Directions Step-By-Step

Preheat oven to 350 degrees. Slice top from the head of garlic to expose cloves. Place in a small ovenproof dish, drizzle with olive oil, cover tightly with foil and bake for 30 minutes. While garlic roasts, make the remaining ingredients.
Turn oven to 400 degrees. Set water to boil in a large stock pot.
In a medium skillet, cook the pancetta over medium-high heat, stirring often, until crispy and browned on the edges. Set aside on a plate lined with paper towels.
To make the brioche crust, melt the half of the butter in the microwave or on low heat on the stove, then mix with the mustard and cayenne pepper in a medium bowl. Toss with the brioche bits and set aside.
When the water in the stock pot is at a rolling boil, add the pasta and cook according to package directions. Drain.
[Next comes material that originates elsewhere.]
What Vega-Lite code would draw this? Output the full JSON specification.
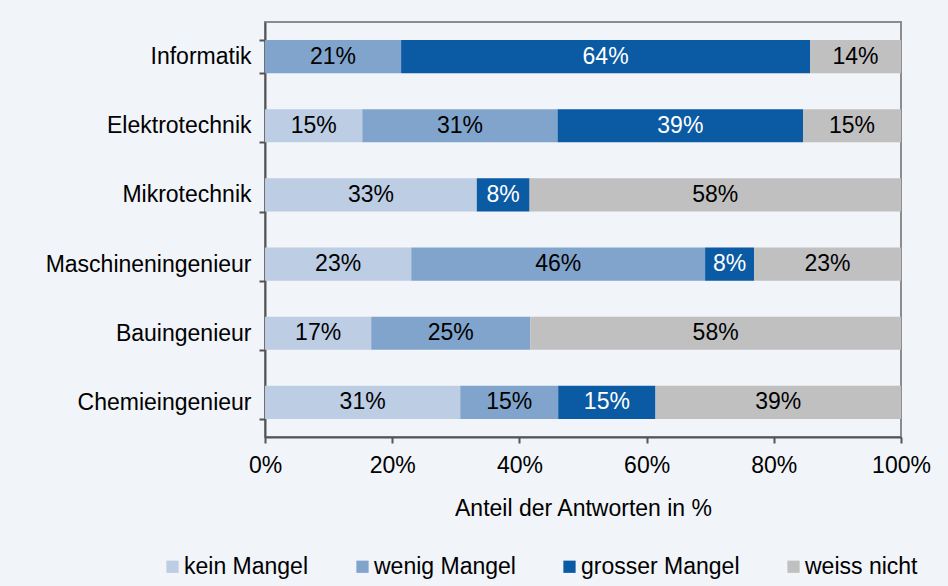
{
  "$schema": "https://vega.github.io/schema/vega-lite/v6.json",
  "width": 636,
  "height": 415,
  "autosize": "none",
  "padding": {"left": 265, "top": 22, "right": 47, "bottom": 149},
  "background": "#f1f4f9",
  "config": {
    "font": "Liberation Sans",
    "view": {"stroke": "#8c8c8c", "strokeWidth": 2, "fill": "#f1f4f9"}
  },
  "data": {
    "values": [
      {"fach": "Informatik", "kat": "wenig Mangel", "o": 2, "v": 0.214},
      {"fach": "Informatik", "kat": "grosser Mangel", "o": 3, "v": 0.643},
      {"fach": "Informatik", "kat": "weiss nicht", "o": 4, "v": 0.143},
      {"fach": "Elektrotechnik", "kat": "kein Mangel", "o": 1, "v": 0.153},
      {"fach": "Elektrotechnik", "kat": "wenig Mangel", "o": 2, "v": 0.307},
      {"fach": "Elektrotechnik", "kat": "grosser Mangel", "o": 3, "v": 0.386},
      {"fach": "Elektrotechnik", "kat": "weiss nicht", "o": 4, "v": 0.154},
      {"fach": "Mikrotechnik", "kat": "kein Mangel", "o": 1, "v": 0.333},
      {"fach": "Mikrotechnik", "kat": "grosser Mangel", "o": 3, "v": 0.083},
      {"fach": "Mikrotechnik", "kat": "weiss nicht", "o": 4, "v": 0.584},
      {"fach": "Maschineningenieur", "kat": "kein Mangel", "o": 1, "v": 0.23},
      {"fach": "Maschineningenieur", "kat": "wenig Mangel", "o": 2, "v": 0.462},
      {"fach": "Maschineningenieur", "kat": "grosser Mangel", "o": 3, "v": 0.077},
      {"fach": "Maschineningenieur", "kat": "weiss nicht", "o": 4, "v": 0.231},
      {"fach": "Bauingenieur", "kat": "kein Mangel", "o": 1, "v": 0.167},
      {"fach": "Bauingenieur", "kat": "wenig Mangel", "o": 2, "v": 0.25},
      {"fach": "Bauingenieur", "kat": "weiss nicht", "o": 4, "v": 0.583},
      {"fach": "Chemieingenieur", "kat": "kein Mangel", "o": 1, "v": 0.307},
      {"fach": "Chemieingenieur", "kat": "wenig Mangel", "o": 2, "v": 0.154},
      {"fach": "Chemieingenieur", "kat": "grosser Mangel", "o": 3, "v": 0.153},
      {"fach": "Chemieingenieur", "kat": "weiss nicht", "o": 4, "v": 0.386}
    ]
  },
  "encoding": {
    "y": {
      "field": "fach",
      "type": "nominal",
      "sort": ["Informatik", "Elektrotechnik", "Mikrotechnik", "Maschineningenieur", "Bauingenieur", "Chemieingenieur"],
      "scale": {"paddingInner": 0.52, "paddingOuter": 0.26},
      "axis": {
        "title": null,
        "labelFontSize": 23,
        "labelColor": "#000000",
        "labelPadding": 8,
        "labelLimit": 0,
        "tickBand": "extent",
        "tickSize": 6,
        "tickColor": "#555555",
        "tickWidth": 2,
        "domainColor": "#555555",
        "domainWidth": 2
      }
    },
    "x": {
      "field": "v",
      "type": "quantitative",
      "stack": "zero",
      "scale": {"domain": [0, 1], "nice": false},
      "axis": {
        "title": "Anteil der Antworten in %",
        "titleFontSize": 23,
        "titleFontWeight": "normal",
        "titleColor": "#000000",
        "titlePadding": 20,
        "format": ".0%",
        "values": [0, 0.2, 0.4, 0.6, 0.8, 1],
        "labelFontSize": 23,
        "labelColor": "#000000",
        "labelPadding": 11,
        "labelFlush": false,
        "grid": false,
        "tickSize": 6,
        "tickColor": "#555555",
        "tickWidth": 2,
        "domainColor": "#555555",
        "domainWidth": 2
      }
    },
    "order": {"field": "o", "type": "quantitative"}
  },
  "layer": [
    {
      "mark": {"type": "bar"},
      "encoding": {
        "color": {
          "field": "kat",
          "type": "nominal",
          "scale": {
            "domain": ["kein Mangel", "wenig Mangel", "grosser Mangel", "weiss nicht"],
            "range": ["#bccde4", "#80a4cc", "#0b5aa4", "#c0c0c0"]
          },
          "legend": {
            "title": null,
            "orient": "none",
            "direction": "horizontal",
            "legendX": -104,
            "legendY": 533,
            "symbolType": "square",
            "symbolSize": 150,
            "symbolStrokeWidth": 0,
            "labelFontSize": 23,
            "labelColor": "#000000",
            "labelOffset": 0,
            "labelLimit": 0,
            "columnPadding": 42
          }
        }
      }
    },
    {
      "mark": {"type": "text", "fontSize": 23, "baseline": "middle", "align": "center"},
      "encoding": {
        "x": {"field": "v", "type": "quantitative", "stack": "zero", "bandPosition": 0.5},
        "text": {"field": "v", "type": "quantitative", "format": ".0%"},
        "color": {
          "condition": {"test": "datum.kat === 'grosser Mangel'", "value": "#ffffff"},
          "value": "#000000"
        }
      }
    }
  ]
}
While pasta is cooking, make the sauce:
 In a medium saucepan on low-medium heat, melt the remaining butter. Incorporate the flour, using a whisk. Continue to whisk for about three minutes, then whisk in the heavy cream and milk, a little at a time. Bring to a simmer, continuously whisking. Add the cheese gradually, stirring constantly until all cheese is melted and the sauce is smooth. Squeeze roasted garlic cloves from their skins and mash with a fork. Add mashed garlic to the cheese sauce along with salt and pepper to taste.
Assemble and Bake: Mix the pasta and sauce, making sure all noodles are coated. Fold in the pancetta and arugula. Pour into a large casserole dish. Sprinkle with brioche crumb topping, and bake until the topping turns golden brown, about 15-20 minutes. Serve.